## REQUIREMENT
Shown below is a listing with pictures; reproduce exactly, and only, the lines between the ones containing "Write the Apache ECharts code for this chart." and "return v.toFixed(1).replace('.', '\u00B7');", inclusive, leaving the pictures out.

##### RECORDS SHOWN #####

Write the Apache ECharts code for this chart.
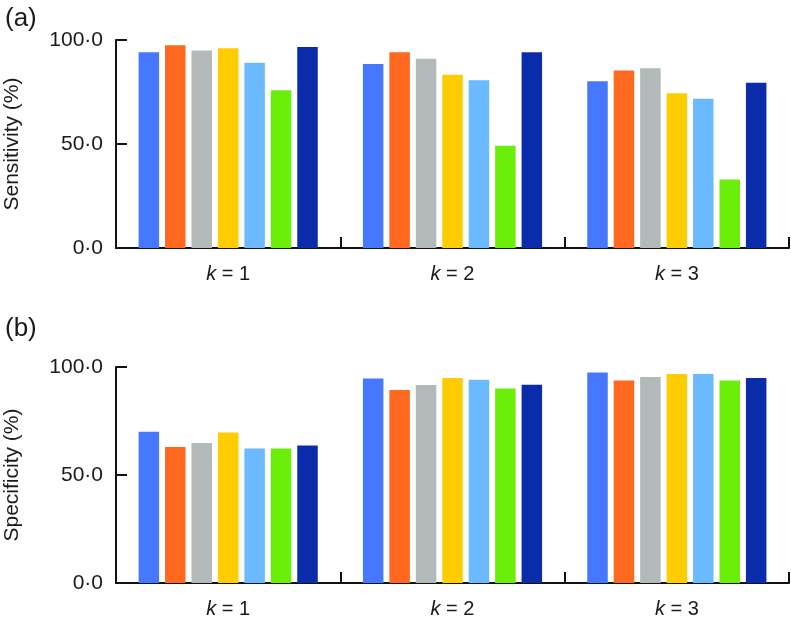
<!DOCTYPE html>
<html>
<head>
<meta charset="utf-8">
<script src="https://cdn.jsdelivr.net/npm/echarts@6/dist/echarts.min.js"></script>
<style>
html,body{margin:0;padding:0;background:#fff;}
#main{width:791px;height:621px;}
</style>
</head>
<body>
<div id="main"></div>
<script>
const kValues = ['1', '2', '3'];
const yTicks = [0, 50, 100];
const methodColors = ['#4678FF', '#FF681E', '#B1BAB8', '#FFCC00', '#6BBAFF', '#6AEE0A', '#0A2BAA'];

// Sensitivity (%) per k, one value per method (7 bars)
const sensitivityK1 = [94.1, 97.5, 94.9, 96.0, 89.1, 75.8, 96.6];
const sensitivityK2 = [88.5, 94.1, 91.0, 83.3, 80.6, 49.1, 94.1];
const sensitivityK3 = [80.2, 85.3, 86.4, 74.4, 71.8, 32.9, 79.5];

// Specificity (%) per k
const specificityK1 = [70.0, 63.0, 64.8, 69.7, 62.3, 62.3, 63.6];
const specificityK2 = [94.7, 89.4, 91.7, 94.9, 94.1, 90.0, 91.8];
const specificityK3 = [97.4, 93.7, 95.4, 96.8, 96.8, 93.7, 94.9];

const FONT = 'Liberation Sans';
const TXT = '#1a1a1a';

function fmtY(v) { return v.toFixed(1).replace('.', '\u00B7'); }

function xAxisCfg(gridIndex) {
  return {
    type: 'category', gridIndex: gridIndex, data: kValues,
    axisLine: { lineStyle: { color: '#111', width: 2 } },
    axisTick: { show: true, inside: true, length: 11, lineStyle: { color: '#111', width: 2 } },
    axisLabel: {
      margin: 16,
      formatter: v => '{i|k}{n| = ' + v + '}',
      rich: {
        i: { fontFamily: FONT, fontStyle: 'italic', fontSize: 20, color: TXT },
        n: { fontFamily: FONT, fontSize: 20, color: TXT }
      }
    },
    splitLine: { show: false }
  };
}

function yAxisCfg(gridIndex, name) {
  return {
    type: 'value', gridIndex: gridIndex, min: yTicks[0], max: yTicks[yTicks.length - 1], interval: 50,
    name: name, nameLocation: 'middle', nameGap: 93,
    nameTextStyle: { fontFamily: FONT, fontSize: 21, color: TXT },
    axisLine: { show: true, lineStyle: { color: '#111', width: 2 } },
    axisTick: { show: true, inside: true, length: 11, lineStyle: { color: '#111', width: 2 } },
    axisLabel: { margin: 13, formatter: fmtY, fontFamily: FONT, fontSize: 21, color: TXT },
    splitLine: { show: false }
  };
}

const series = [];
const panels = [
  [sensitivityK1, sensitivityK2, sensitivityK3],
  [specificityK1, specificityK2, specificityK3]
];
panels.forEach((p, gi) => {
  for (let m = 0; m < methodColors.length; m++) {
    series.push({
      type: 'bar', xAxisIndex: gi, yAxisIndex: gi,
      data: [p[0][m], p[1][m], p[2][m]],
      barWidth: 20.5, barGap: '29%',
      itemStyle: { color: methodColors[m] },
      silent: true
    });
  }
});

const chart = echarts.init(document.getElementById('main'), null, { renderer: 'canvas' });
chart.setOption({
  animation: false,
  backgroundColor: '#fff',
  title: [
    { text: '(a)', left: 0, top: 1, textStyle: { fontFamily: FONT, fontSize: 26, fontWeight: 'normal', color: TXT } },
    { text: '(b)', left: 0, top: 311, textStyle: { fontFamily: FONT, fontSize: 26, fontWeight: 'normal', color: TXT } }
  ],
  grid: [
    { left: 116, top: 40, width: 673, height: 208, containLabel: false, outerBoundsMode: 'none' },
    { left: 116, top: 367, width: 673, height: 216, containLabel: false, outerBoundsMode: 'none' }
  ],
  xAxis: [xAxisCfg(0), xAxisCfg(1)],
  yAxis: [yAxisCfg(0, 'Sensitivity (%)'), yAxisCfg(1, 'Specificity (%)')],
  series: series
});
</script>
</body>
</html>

#####
##### RECORDS SHOWN #####

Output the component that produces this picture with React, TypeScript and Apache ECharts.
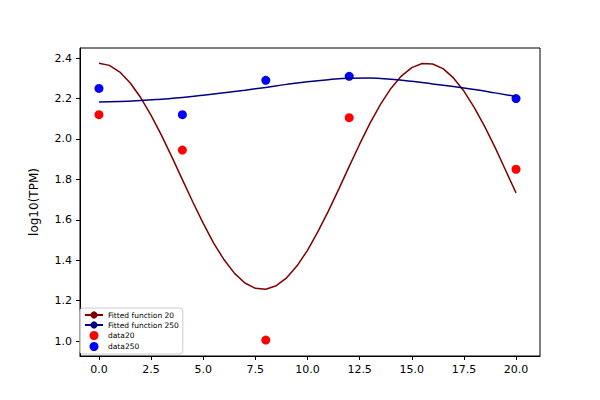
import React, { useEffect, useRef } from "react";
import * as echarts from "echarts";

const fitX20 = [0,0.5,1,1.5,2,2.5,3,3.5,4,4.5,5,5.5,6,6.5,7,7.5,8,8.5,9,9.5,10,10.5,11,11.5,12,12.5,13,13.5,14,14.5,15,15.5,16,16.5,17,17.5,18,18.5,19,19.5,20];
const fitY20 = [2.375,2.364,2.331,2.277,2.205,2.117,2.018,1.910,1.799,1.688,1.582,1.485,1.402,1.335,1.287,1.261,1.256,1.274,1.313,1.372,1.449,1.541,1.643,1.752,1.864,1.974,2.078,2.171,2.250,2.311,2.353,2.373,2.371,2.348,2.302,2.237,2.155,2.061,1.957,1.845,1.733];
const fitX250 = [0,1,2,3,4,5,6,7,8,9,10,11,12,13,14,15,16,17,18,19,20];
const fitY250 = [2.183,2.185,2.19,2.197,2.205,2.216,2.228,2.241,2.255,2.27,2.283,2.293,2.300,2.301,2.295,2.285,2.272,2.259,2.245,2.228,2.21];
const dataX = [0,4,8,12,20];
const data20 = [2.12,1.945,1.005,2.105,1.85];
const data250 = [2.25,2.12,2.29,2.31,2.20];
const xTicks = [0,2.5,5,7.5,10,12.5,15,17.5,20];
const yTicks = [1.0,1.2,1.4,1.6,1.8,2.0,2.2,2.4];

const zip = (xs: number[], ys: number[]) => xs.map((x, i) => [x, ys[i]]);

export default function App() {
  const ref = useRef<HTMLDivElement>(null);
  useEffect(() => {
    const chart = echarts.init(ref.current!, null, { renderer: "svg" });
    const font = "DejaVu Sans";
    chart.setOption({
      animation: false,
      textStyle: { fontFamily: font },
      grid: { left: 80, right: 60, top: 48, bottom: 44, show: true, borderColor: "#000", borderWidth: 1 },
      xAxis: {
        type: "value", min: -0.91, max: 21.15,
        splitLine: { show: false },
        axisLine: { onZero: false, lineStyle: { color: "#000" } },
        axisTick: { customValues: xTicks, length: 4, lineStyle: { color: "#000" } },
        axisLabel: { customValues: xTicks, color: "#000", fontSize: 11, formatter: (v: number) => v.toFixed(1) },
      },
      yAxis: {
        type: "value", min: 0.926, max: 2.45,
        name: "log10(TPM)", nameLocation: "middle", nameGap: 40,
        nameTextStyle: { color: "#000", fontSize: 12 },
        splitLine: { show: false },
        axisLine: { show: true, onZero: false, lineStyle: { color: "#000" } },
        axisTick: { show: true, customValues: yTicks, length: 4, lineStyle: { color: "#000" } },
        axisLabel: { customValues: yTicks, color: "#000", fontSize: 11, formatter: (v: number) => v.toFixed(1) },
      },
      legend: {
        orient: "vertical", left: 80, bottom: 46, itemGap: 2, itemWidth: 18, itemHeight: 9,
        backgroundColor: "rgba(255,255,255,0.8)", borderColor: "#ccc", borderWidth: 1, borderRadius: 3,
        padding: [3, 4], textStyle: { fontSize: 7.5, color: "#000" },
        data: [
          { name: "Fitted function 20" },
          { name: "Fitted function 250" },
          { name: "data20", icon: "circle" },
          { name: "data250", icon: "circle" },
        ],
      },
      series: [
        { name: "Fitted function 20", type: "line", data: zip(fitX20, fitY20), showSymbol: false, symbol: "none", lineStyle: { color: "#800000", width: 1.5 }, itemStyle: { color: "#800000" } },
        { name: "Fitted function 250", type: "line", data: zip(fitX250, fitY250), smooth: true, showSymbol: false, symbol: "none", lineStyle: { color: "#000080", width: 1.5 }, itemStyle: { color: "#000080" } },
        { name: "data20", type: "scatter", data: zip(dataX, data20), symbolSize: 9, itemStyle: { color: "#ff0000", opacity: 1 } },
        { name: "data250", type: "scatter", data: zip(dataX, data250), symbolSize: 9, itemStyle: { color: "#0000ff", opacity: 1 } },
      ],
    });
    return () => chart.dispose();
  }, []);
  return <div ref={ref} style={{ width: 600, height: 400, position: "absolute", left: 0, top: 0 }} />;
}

#####

## RESULT OF THE EXERCISE
Write the Apache ECharts code for this chart.
<!DOCTYPE html>
<html>
<head>
<meta charset="utf-8">
<script src="https://cdn.jsdelivr.net/npm/echarts@6/dist/echarts.min.js"></script>
<style>
html,body{margin:0;padding:0;background:#fff;}
#main{width:791px;height:621px;}
</style>
</head>
<body>
<div id="main"></div>
<script>
const kValues = ['1', '2', '3'];
const yTicks = [0, 50, 100];
const methodColors = ['#4678FF', '#FF681E', '#B1BAB8', '#FFCC00', '#6BBAFF', '#6AEE0A', '#0A2BAA'];

// Sensitivity (%) per k, one value per method (7 bars)
const sensitivityK1 = [94.1, 97.5, 94.9, 96.0, 89.1, 75.8, 96.6];
const sensitivityK2 = [88.5, 94.1, 91.0, 83.3, 80.6, 49.1, 94.1];
const sensitivityK3 = [80.2, 85.3, 86.4, 74.4, 71.8, 32.9, 79.5];

// Specificity (%) per k
const specificityK1 = [70.0, 63.0, 64.8, 69.7, 62.3, 62.3, 63.6];
const specificityK2 = [94.7, 89.4, 91.7, 94.9, 94.1, 90.0, 91.8];
const specificityK3 = [97.4, 93.7, 95.4, 96.8, 96.8, 93.7, 94.9];

const FONT = 'Liberation Sans';
const TXT = '#1a1a1a';

function fmtY(v) { return v.toFixed(1).replace('.', '\u00B7'); }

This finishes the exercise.